Li Li also analyzed: “Overcapacity has now spread throughout the entire industry chain. In the future, new constraints may be established through green indicators such as environmental protection, energy consumption, and carbon emissions.” She emphasized that in a competitive environment of widespread overcapacity, the core lies in forging differentiated market advantages.

In fact, leading companies have already taken action, aiming for deeper strategic transformation. Sun Paper has established three major bases in Shandong, Guangxi, and Laos, building an integrated forestry-pulp-paper model, with each base having different focuses. Xianhe Co., Ltd. has invested heavily in raw material supply, with large-scale projects in Hubei and Guangxi, and recently announced a 11 billion yuan investment in Sichuan to build facilities with an annual capacity of 800,000 tons of bamboo pulp and 1.2 million tons of high-performance paper-based new materials—strengthening its fully integrated forestry-pulp-paper-use industrial chain.

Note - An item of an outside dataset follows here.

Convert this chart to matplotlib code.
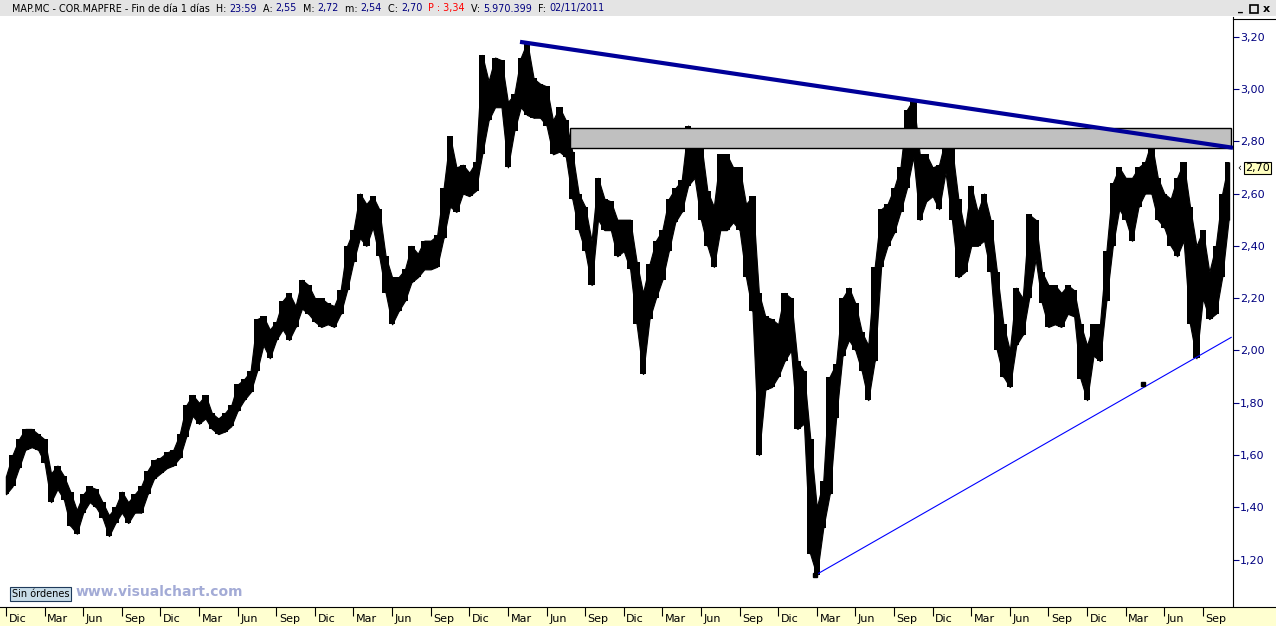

However, regarding specific paths for “anti-involution,” the paper industry still lacks a clear policy framework. “The last round of supply-side reforms already eliminated many outdated narrow-width production lines. This leaves limited room for simply defining outdated capacity by equipment age,” Li Li said frankly. “The specific policy tools and their implementation scope are still highly uncertain and await further clarification.”

Economists have suggested:

  • Shift competition from price-based to service-, quality-, and innovation-based.
  • Ensure the health of supply chain relationships, advocate fair trade, shorten payment periods reasonably, eliminate malicious arrears, and oppose price suppression to protect the interests of all links in the industry chain.
  • Carefully evaluate market capacity to avoid blind, homogeneous, low-price competition, and maintain industry self-discipline to prevent below-cost market grabbing.